But I can't see a way of seeding those into search engines via this forum as its structure does not lend itself to such a posting.
As Justin said, the need for evidence is paramount, which is why we aren't structured for a database.
From this it can be seen that if the top 3 ESPs (accounting for 84% of scammers) paid attention to the scam abuse infringing their terms of service and acted immediately and even preemptively to eradicate them, they could have a significant deterrent effect on the scams emanating from their services.
Nobody is arguing that this is not true. But reporting individual email addresses does nothing to make this happen.
Furthermore, I can confidently predict that they will be implementing spam-trap feedback measures to do their own detection and removal of offenders.
The major providers do in fact have some policies on the outgoing side already. Most have a maximum number of daily emails per account, to prevent spamming. Exceeding that limit may result in immediate suspension or closure. Some do have limited keyword filters on outgoing emails too. That is why many scammers send their formats from one email address, and use a different email address for replies.
In fact, if you look at many of the formats posted here, it is very common for them to be sent via a minor provider, or through a compromised domain, with the recipient directed to contact an address with those major providers. But that doesn't mean they are going to invest millions of dollars to better screen outgoing email. They are going to invest money on the things their users want.
Spam (scam) filtering at ingress is now very sophisticated and a pre-requisite to market acceptance and approval.
Very true. Users do not want to have to wade through a bunch of spam to get at their email, and they are likely to drop an email provider that doesn't filter well.
Spam and scam filtering at egress is the obvious next new point of differentiation.
Not true at all. Your average user doesn't know or care very much about the email providers' outgoing filters (unless they are too tight and affect them in a negative way--then they care very much). Reputation and marketability are tied to the features users want--things like uptime, interface / ease of use, storage space, and additional features (organizing, chat programs, etc.) Whether they can get the username they want is more important to the average user than whether scammers are sending emails through the provider.
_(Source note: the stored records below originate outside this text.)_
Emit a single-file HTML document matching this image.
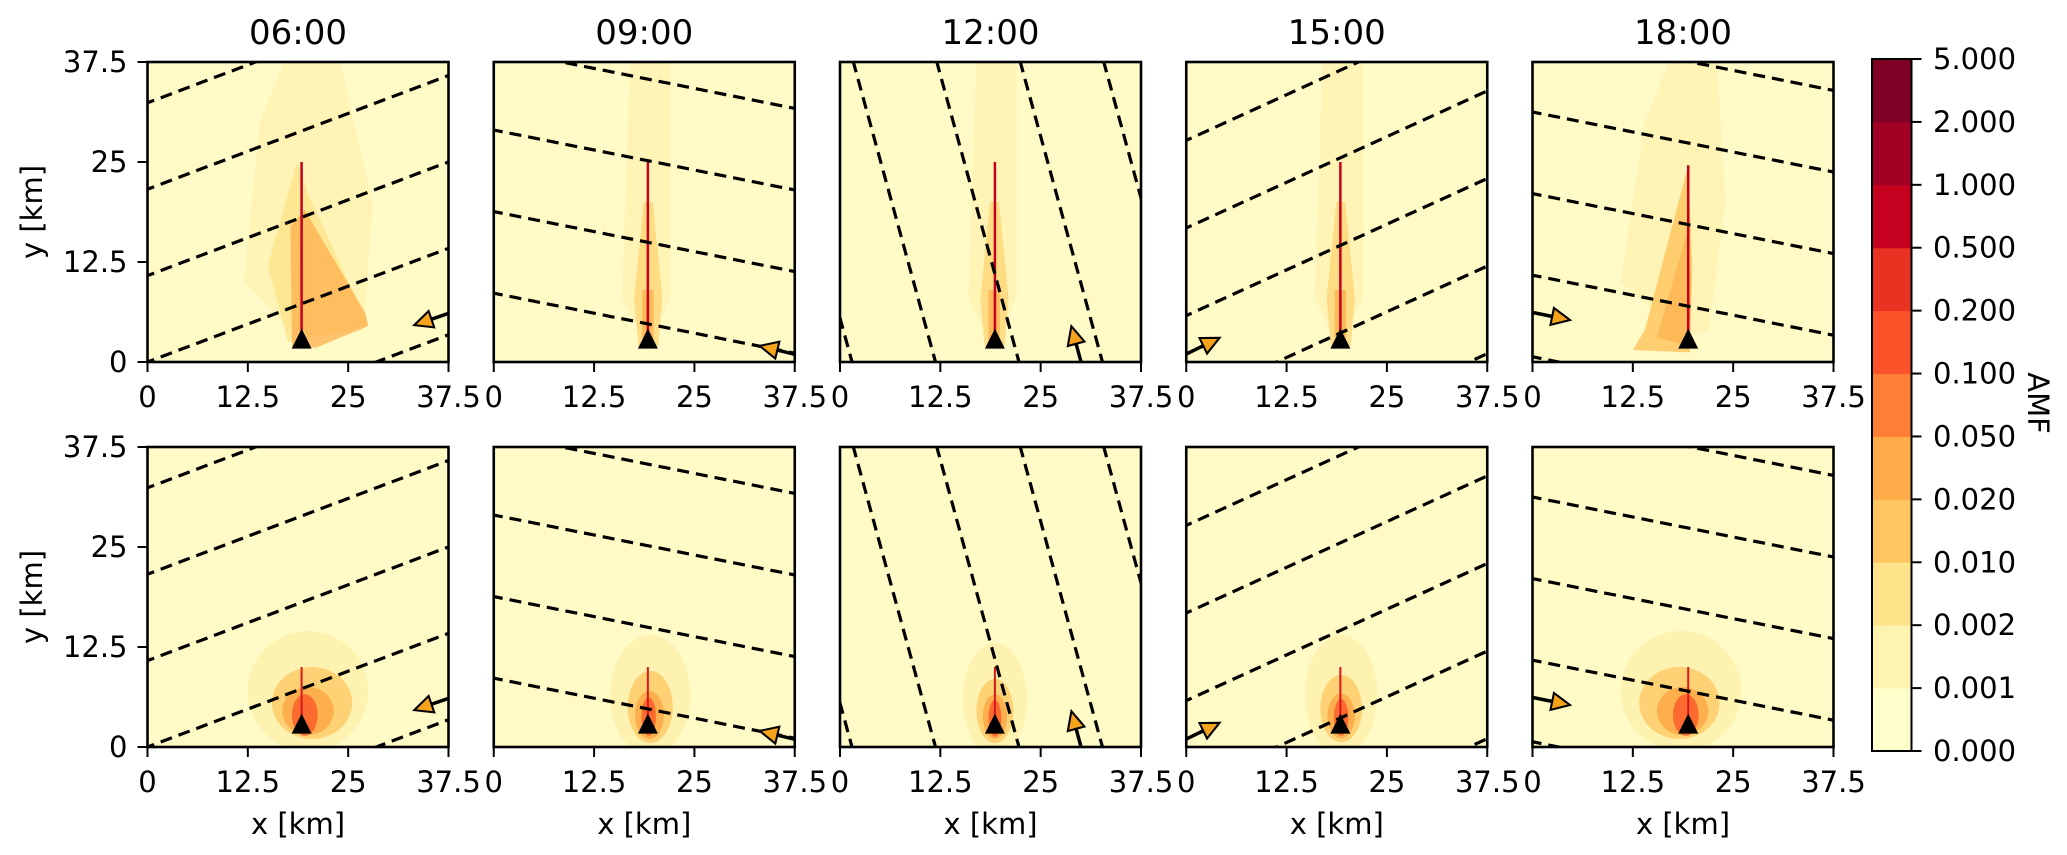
<!DOCTYPE html>
<html><head><meta charset="utf-8">
<style>
html,body{margin:0;padding:0;background:#fff;width:2067px;height:855px;overflow:hidden;}
svg{display:block;font-family:"DejaVu Sans","Liberation Sans",sans-serif;}
</style></head>
<body>
<svg id="fig" width="2067" height="855" viewBox="0 0 2067 855" xmlns="http://www.w3.org/2000/svg"></svg>
<script>
const times=["06:00","09:00","12:00","15:00","18:00"];
const lineAxis=["y","y","x","y","y"];
const lineSlope=[0.379,-0.2,-0.273,0.457,-0.2];
const lineOffset=[0,8.6,1.5,5.8,0.65];
const lineSpacing=[10.8,10.2,10.4,10.95,10.2];
const arrowTail=[[39,6.6],[39,0.6],[30.3,-1],[-1,0.5],[-1,6.4]];
const arrowTip=[[33.5,4.7],[33.4,1.95],[28.9,4.2],[3.9,2.9],[4.4,5.3]];
const sourceX=[19.2,19.2,19.3,19.2,19.4];
const sourceY=2.8;
const plumeTop=[25,25,25,25,24.6];
const tickVals=[0,12.5,25,37.5];
const tickLabels=["0","12.5","25","37.5"];
const cbLevels=["0.000","0.001","0.002","0.010","0.020","0.050","0.100","0.200","0.500","1.000","2.000","5.000"];
const cbColors=["#ffffcc","#fff3b0","#fee38b","#fec561","#feab49","#fd7e35","#fc522a","#e83222","#c6001f","#a30026","#800026"];
const topPlume=[
 [["#fee999",0.35,[[19,3],[12,10],[14,30],[17,37.5],[24,37.5],[28,20],[27,4]]],["#fee38b",0.8,[[18.6,25],[15,12],[17.5,2.5],[27.5,4.5],[20,21]]],["#fdb04e",0.75,[[17.8,17],[18,2],[21,1.8],[27.5,4.5],[27.2,6],[19.6,19]]]],
 [["#fee999",0.35,[[19,2],[16,8],[17,37.5],[22,37.5],[22,8]]],["#fed26e",0.7,[[18,2],[17.5,8],[18.7,20],[19.8,20],[21,8],[20.5,2]]],["#feab49",0.7,[[18.5,2],[18.5,9],[19.9,9],[19.9,2]]]],
 [["#fee999",0.35,[[19,2],[16,8],[17,37.5],[22,37.5],[22,8]]],["#fed26e",0.7,[[18,2],[17.5,8],[18.7,20],[19.8,20],[21,8],[20.5,2]]],["#feab49",0.7,[[18.5,2],[18.5,9],[19.9,9],[19.9,2]]]],
 [["#fee999",0.35,[[19,2],[16,8],[17,37.5],[22,37.5],[22,8]]],["#fed26e",0.7,[[18,2],[17.5,8],[18.7,20],[19.8,20],[21,8],[20.5,2]]],["#feab49",0.7,[[18.5,2],[18.5,9],[19.9,9],[19.9,2]]]],
 [["#fee999",0.35,[[19,3],[11,10],[14,30],[17,37.5],[23,37.5],[24,20],[22,4]]],["#fec561",0.85,[[19.4,24.6],[14,4],[12.5,1.5],[19.6,1.2],[19.9,12]]],["#feab49",0.6,[[19.2,16],[15.5,3],[19.6,2],[19.8,10]]]]
];
const botBlobs=[
 [[20,7,7.5,7.5,"#fee999",0.5],[20.5,5.5,5,4.5,"#fec561",0.75],[20,4.5,3.2,3,"#feab49",0.9],[19.6,4,1.6,2.6,"#fc6a2f",1]],
 [[19.5,6.5,5,7.5,"#fee999",0.5],[19.5,5,2.8,4.5,"#fec561",0.75],[19.4,4,1.8,3,"#feab49",0.9],[19.3,3.8,0.9,2.4,"#fc6a2f",1]],
 [[19.3,6,4,7,"#fee999",0.5],[19.3,4.5,2.3,4,"#fec561",0.75],[19.3,3.8,1.5,2.8,"#feab49",0.9],[19.3,3.6,0.8,2.3,"#fc6a2f",1]],
 [[19.3,6.5,4.5,7.5,"#fee999",0.5],[19.3,4.8,2.6,4.2,"#fec561",0.75],[19.3,3.9,1.7,2.8,"#feab49",0.9],[19.3,3.7,0.9,2.3,"#fc6a2f",1]],
 [[18.5,7,7.5,7.5,"#fee999",0.5],[18.3,5.5,5,4.5,"#fec561",0.75],[18.7,4.5,3.2,3,"#feab49",0.9],[19.1,4,1.6,2.6,"#fc6a2f",1]]
];

const NS="http://www.w3.org/2000/svg";
const svg=document.getElementById('fig');
function mk(tag,attrs,parent){const e=document.createElementNS(NS,tag);for(const k in attrs)e.setAttribute(k,attrs[k]);(parent||svg).appendChild(e);return e;}
const PW=301,PH=300,colStep=346.25,left0=147.5,rowTops=[62,447];
const defs=mk('defs',{});
const arrowMarker=mk('marker',{id:'ah',viewBox:'0 0 10 10',refX:'8',refY:'5',markerWidth:'6.5',markerHeight:'6.5',orient:'auto',markerUnits:'strokeWidth'},defs);
mk('path',{d:'M1,1.2 L9,5 L1,8.8 Z',fill:'#f5a31a',stroke:'#000','stroke-width':'0.9'},arrowMarker);

for(let r=0;r<2;r++){
 for(let c=0;c<5;c++){
  const L=left0+c*colStep,T=rowTops[r];
  const X=v=>L+v*PW/37.5, Y=v=>T+PH-v*PH/37.5;
  const cid='clip'+r+'_'+c;
  const cp=mk('clipPath',{id:cid},defs);
  mk('rect',{x:L,y:T,width:PW,height:PH},cp);
  const g=mk('g',{'clip-path':'url(#'+cid+')'});
  
  
  const bg=mk('rect',{x:L,y:T,width:PW,height:PH,fill:'#fffac6'},g);
  
  
  if(r===0){
   topPlume[c].forEach(([col,op,pts])=>{
    const p=mk('polygon',{points:pts.map(q=>X(q[0])+','+Y(q[1])).join(' '),fill:col,opacity:op},g);
    
    
   });
   const ln=mk('line',{x1:X(sourceX[c]),y1:Y(sourceY),x2:X(sourceX[c]),y2:Y(plumeTop[c]),stroke:'#c6001f','stroke-width':2.5},g);
   
   
  } else {
   botBlobs[c].forEach(([cx,cy,rx,ry,col,op])=>{
    const e=mk('ellipse',{cx:X(cx),cy:Y(cy),rx:rx*PW/37.5,ry:ry*PH/37.5,fill:col,opacity:op},g);
    
    
   });
   const ln=mk('line',{x1:X(sourceX[c]),y1:Y(sourceY),x2:X(sourceX[c]),y2:Y(10),stroke:'#d7191c','stroke-width':2},g);
   
   
  }
  for(let k=-3;k<=5;k++){
   const b=lineOffset[c]+k*lineSpacing[c];
   let x1,y1,x2,y2;
   if(lineAxis[c]==='y'){x1=-5;x2=45;y1=lineSlope[c]*x1+b;y2=lineSlope[c]*x2+b;}
   else{y1=-5;y2=45;x1=lineSlope[c]*y1+b;x2=lineSlope[c]*y2+b;}
   const dl=mk('line',{x1:X(x1),y1:Y(y1),x2:X(x2),y2:Y(y2),stroke:'#000','stroke-width':3.2,'stroke-dasharray':'12,7'},g);
   
   
  }
  const ar=mk('line',{x1:X(arrowTail[c][0]),y1:Y(arrowTail[c][1]),x2:X(arrowTip[c][0]),y2:Y(arrowTip[c][1]),stroke:'#000','stroke-width':3.5,'marker-end':'url(#ah)'},g);
  
  
  const sx=X(sourceX[c]),sy=Y(sourceY);
  const tri=mk('polygon',{points:(sx-10)+','+(sy+9)+' '+(sx+10)+','+(sy+9)+' '+sx+','+(sy-11),fill:'#000'},g);
  
  
  const fr=mk('rect',{x:L,y:T,width:PW,height:PH,fill:'none',stroke:'#000','stroke-width':2.6});
  
  
  tickVals.forEach((v,i)=>{
   mk('line',{x1:X(v),y1:T+PH,x2:X(v),y2:T+PH+10,stroke:'#000','stroke-width':2});
   const t=mk('text',{x:X(v),y:T+PH+45,'font-size':29,'text-anchor':'middle',fill:'#000'});
   t.textContent=tickLabels[i];
   
   
  });
  if(c===0){
   tickVals.forEach((v,i)=>{
    mk('line',{x1:L-10,y1:Y(v),x2:L,y2:Y(v),stroke:'#000','stroke-width':2});
    const t=mk('text',{x:L-20,y:Y(v)+10,'font-size':29,'text-anchor':'end',fill:'#000'});
    t.textContent=tickLabels[i];
    
    
   });
   const yl=mk('text',{x:0,y:0,'font-size':29,'text-anchor':'middle',fill:'#000',transform:'translate(42,'+(T+PH/2)+') rotate(-90)'});
   yl.textContent='y [km]';
   
   
  }
  if(r===0){
   const tt=mk('text',{x:L+PW/2,y:44,'font-size':34,'text-anchor':'middle',fill:'#000'});
   tt.textContent=times[c];
   
   
  } else {
   const xl=mk('text',{x:L+PW/2,y:834,'font-size':29,'text-anchor':'middle',fill:'#000'});
   xl.textContent='x [km]';
   
   
  }
 }
}
const cbL=1872,cbW=39.5,cbT=59,cbB=751,nb=cbColors.length,bh=(cbB-cbT)/nb;
cbColors.forEach((col,i)=>{
 const rc=mk('rect',{x:cbL,y:cbB-(i+1)*bh,width:cbW,height:bh+0.5,fill:col});
 
 
});
const cbf=mk('rect',{x:cbL,y:cbT,width:cbW,height:cbB-cbT,fill:'none',stroke:'#000','stroke-width':2});


cbLevels.forEach((lab,i)=>{
 const yy=cbB-i*bh;
 mk('line',{x1:cbL+cbW,y1:yy,x2:cbL+cbW+10,y2:yy,stroke:'#000','stroke-width':2});
 const t=mk('text',{x:1933,y:yy+10,'font-size':29,fill:'#000'});
 t.textContent=lab;
 
 
});
const amf=mk('text',{x:0,y:0,'font-size':29,'text-anchor':'middle',fill:'#000',transform:'translate(2028,403) rotate(90)'});
amf.textContent='AMF';


</script>
</body></html>
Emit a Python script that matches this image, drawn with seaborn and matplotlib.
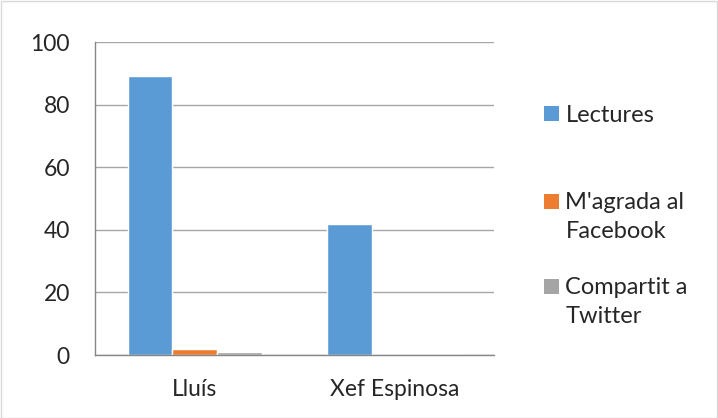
import pandas as pd
import matplotlib.pyplot as plt
import seaborn as sns
from matplotlib.patches import Rectangle, Patch
from matplotlib.legend_handler import HandlerPatch

# chart values
categories = ['Lluís', 'Xef Espinosa']
series = ['Lectures', "M'agrada al\nFacebook", 'Compartit a\nTwitter']
lectures = [89, 42]
magrada = [2, 0]
compartit = [1, 0]
colors = ['#5B9BD5', '#ED7D31', '#A5A5A5']
y_ticks = [0, 20, 40, 60, 80, 100]

df = pd.DataFrame({
    'cat': categories * 3,
    'serie': [series[0]] * 2 + [series[1]] * 2 + [series[2]] * 2,
    'val': lectures + magrada + compartit,
})


# legend square moved up to sit next to the first text line
class ShiftedPatch(HandlerPatch):
    def __init__(self, dy):
        super().__init__()
        self.dy = dy

    def create_artists(self, legend, orig_handle, xdescent, ydescent,
                       width, height, fontsize, trans):
        return super().create_artists(legend, orig_handle, xdescent,
                                      ydescent - self.dy * fontsize,
                                      width, height, fontsize, trans)


sns.set_theme(style='white')
plt.rcParams['font.family'] = ['Lato', 'DejaVu Sans']

fig = plt.figure(figsize=(7.18, 4.18), dpi=100)
ax = fig.add_axes([0.1323, 0.1507, 0.5557, 0.7488])

sns.barplot(data=df, x='cat', y='val', hue='serie', palette=colors,
            width=0.67, ax=ax, legend=False, saturation=1)

ax.set_ylim(0, 100)
ax.set_xlim(-0.5, 1.5)
ax.set_yticks(y_ticks)
ax.set_xlabel('')
ax.set_ylabel('')
ax.yaxis.grid(True, color='#A6A6A6', linewidth=1)
ax.set_axisbelow(True)
for s in ['top', 'right']:
    ax.spines[s].set_visible(False)
for s in ['left', 'bottom']:
    ax.spines[s].set_color('#868686')
    ax.spines[s].set_linewidth(1)

ax.tick_params(axis='y', length=6, color='#868686', width=1, labelsize=16.5, pad=12)
ax.tick_params(axis='x', length=0, labelsize=16.5, pad=17)
# category boundary ticks
ax.set_xticks([-0.5, 0.5, 1.5], minor=True)
ax.tick_params(axis='x', which='minor', length=6, color='#868686', width=1, direction='out')

# legend: one entry per box, placed like the Excel legend
leg_y = [115, 217, 302]
shift = [0, 0.65, 0.65]
for i in range(3):
    h = Patch(facecolor=colors[i], edgecolor='none')
    leg = fig.legend([h], [series[i]], loc='center left',
                     bbox_to_anchor=(544 / 718, 1 - leg_y[i] / 418),
                     bbox_transform=fig.transFigure, frameon=False, fontsize=17,
                     handlelength=0.62, handleheight=0.62, handletextpad=0.29,
                     borderpad=0, borderaxespad=0,
                     handler_map={h: ShiftedPatch(shift[i])})
    for t in leg.get_texts():
        t.set_linespacing(1.5)

fig.patches.append(Rectangle((0.001, 0.001), 0.997, 0.997, transform=fig.transFigure,
                             fill=False, edgecolor='#D9D9D9', linewidth=1))

fig.savefig('out.png', dpi=100)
The fact is, ESP's are not the only businesses that are used/abused by scammers, and that could play a larger role in preventing scams. The same exact point can be made about dating and classified sites that are flooded with scammers who choose not to more strongly filter new accounts, and for that matter, money transfer and shipping companies that fail to act on a name or account when first reported, allowing many other victims to be scammed before action is taken. But, these are all businesses--their goal is to make money--and decisions are made based on cost/benefit and risk--and it is cheaper for them to follow their current practice.
If and when ESP's reach a point at which they can ban someone permanently and prevent him/her from opening email addresses after they have been determined to be scammers, then baiters and sites like ours will certainly reconsider our approach.
For now, though, the facts remain the same: Report a scammer's email address, and he can open another in minutes (if he didn't open extras to start, which many do) at no cost. He will keep right on going with his scam (any experienced scammer will have forwarded his victim info to another account), and the next victim he approaches with his new email address will lose the opportunity to be warned.